DIRECTIONS: The first line to copy is the one with "Reproduce this diagram with TikZ."; the last is the one with "(ktl) at (222,130)". Copy each line in that range exactly, leaving out all others.

GIVEN DATA:
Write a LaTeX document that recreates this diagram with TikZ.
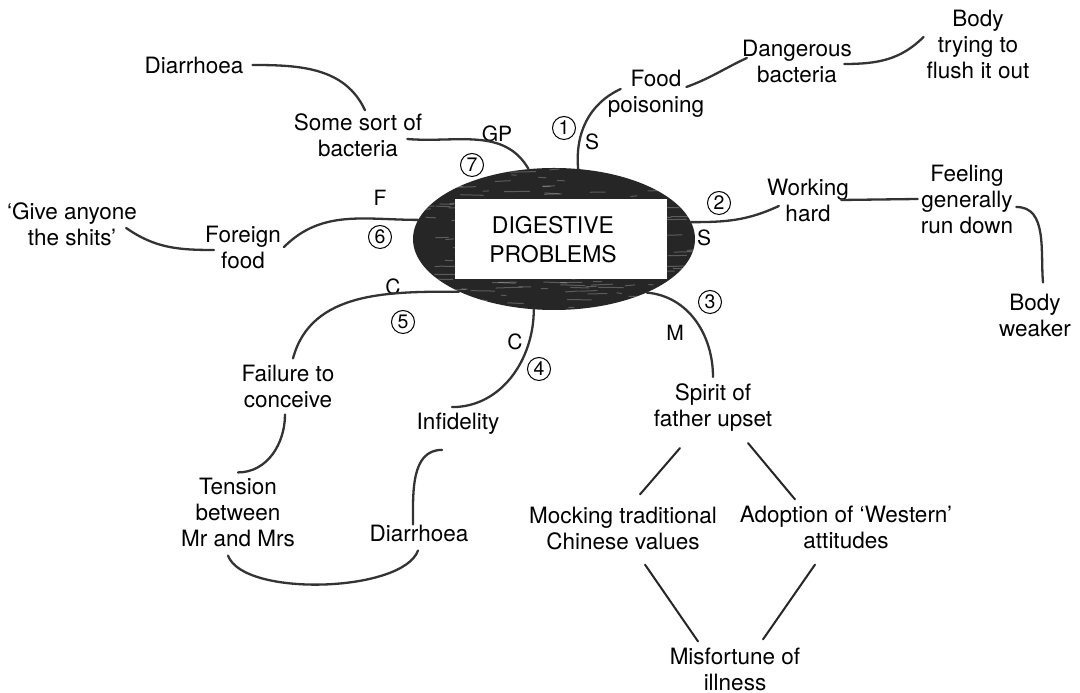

* * *

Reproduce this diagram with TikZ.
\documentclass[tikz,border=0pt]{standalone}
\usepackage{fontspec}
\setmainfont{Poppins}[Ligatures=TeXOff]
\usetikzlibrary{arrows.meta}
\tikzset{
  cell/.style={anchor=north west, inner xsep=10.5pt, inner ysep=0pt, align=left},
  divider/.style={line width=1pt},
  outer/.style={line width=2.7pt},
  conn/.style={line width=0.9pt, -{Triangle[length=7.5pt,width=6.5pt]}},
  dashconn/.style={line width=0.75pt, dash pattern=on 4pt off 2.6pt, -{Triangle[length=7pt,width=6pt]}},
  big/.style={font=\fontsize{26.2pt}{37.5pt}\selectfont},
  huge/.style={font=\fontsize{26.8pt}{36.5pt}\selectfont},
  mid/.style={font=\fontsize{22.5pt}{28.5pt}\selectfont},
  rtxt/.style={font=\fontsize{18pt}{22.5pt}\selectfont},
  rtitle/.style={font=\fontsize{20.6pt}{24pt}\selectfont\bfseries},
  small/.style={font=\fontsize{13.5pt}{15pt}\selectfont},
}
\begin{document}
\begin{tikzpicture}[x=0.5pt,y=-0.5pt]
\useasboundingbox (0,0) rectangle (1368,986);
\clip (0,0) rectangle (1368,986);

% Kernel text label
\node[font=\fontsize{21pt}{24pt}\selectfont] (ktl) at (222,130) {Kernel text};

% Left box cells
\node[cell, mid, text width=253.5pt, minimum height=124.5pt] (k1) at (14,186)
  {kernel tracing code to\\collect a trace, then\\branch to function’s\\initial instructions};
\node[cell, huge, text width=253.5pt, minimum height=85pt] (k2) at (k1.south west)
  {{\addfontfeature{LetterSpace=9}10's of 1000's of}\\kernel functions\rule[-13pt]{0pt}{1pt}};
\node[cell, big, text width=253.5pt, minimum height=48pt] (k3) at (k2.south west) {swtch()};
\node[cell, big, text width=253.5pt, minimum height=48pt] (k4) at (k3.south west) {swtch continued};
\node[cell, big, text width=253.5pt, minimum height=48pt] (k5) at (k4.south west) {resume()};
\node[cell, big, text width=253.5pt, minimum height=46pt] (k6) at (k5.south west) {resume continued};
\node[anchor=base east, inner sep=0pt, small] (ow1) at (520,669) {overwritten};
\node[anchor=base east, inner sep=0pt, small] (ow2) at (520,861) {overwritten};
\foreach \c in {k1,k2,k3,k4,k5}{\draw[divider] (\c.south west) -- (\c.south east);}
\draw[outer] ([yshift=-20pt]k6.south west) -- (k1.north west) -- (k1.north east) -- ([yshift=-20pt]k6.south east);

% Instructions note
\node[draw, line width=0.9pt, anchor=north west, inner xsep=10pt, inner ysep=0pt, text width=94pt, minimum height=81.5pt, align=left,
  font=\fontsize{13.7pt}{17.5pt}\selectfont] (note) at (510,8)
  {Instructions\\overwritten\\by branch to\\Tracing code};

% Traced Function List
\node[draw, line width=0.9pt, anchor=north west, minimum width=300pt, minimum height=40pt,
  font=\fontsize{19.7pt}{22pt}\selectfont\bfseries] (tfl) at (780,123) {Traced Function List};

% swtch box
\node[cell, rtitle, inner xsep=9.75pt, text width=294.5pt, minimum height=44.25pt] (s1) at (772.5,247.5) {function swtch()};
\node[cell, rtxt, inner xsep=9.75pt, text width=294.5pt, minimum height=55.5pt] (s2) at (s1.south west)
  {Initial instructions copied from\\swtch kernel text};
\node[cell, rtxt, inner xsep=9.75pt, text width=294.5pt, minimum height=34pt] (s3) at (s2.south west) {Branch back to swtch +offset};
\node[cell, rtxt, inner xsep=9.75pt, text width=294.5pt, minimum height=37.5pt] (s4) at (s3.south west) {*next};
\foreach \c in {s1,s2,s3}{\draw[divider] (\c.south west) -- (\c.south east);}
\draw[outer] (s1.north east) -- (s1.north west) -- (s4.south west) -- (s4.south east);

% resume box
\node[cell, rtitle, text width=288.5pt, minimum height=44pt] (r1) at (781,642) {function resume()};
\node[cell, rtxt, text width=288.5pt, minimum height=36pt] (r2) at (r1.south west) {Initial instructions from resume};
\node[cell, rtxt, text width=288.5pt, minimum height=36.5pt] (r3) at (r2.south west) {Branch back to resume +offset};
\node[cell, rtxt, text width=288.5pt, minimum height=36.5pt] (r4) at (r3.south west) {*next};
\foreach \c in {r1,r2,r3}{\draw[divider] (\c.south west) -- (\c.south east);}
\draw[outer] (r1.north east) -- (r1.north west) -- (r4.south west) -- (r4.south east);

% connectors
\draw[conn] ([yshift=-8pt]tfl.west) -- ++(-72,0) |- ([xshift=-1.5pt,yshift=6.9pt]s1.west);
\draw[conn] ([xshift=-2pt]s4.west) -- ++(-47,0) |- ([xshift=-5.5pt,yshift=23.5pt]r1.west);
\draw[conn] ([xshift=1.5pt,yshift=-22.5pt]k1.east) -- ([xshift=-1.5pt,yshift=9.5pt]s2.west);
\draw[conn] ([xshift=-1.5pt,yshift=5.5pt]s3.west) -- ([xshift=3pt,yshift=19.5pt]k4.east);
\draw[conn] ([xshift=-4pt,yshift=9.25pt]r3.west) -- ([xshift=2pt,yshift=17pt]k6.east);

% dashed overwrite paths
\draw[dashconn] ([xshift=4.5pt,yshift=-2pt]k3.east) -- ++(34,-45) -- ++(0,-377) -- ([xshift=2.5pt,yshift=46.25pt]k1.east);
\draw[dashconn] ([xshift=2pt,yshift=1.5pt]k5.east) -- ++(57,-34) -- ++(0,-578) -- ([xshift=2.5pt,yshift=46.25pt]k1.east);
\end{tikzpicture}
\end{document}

COMPLETED EXERCISE:
Reproduce this diagram with TikZ.
\documentclass[tikz,border=0pt]{standalone}
\usepackage{fontspec}
\setmainfont{Poppins}[Ligatures=TeXOff]
\usetikzlibrary{arrows.meta}
\tikzset{
  cell/.style={anchor=north west, inner xsep=10.5pt, inner ysep=0pt, align=left},
  divider/.style={line width=1pt},
  outer/.style={line width=2.7pt},
  conn/.style={line width=0.9pt, -{Triangle[length=7.5pt,width=6.5pt]}},
  dashconn/.style={line width=0.75pt, dash pattern=on 4pt off 2.6pt, -{Triangle[length=7pt,width=6pt]}},
  big/.style={font=\fontsize{26.2pt}{37.5pt}\selectfont},
  huge/.style={font=\fontsize{26.8pt}{36.5pt}\selectfont},
  mid/.style={font=\fontsize{22.5pt}{28.5pt}\selectfont},
  rtxt/.style={font=\fontsize{18pt}{22.5pt}\selectfont},
  rtitle/.style={font=\fontsize{20.6pt}{24pt}\selectfont\bfseries},
  small/.style={font=\fontsize{13.5pt}{15pt}\selectfont},
}
\begin{document}
\begin{tikzpicture}[x=0.5pt,y=-0.5pt]
\useasboundingbox (0,0) rectangle (1368,986);
\clip (0,0) rectangle (1368,986);

% Kernel text label
\node[font=\fontsize{21pt}{24pt}\selectfont] (ktl) at (222,130) {Kernel text};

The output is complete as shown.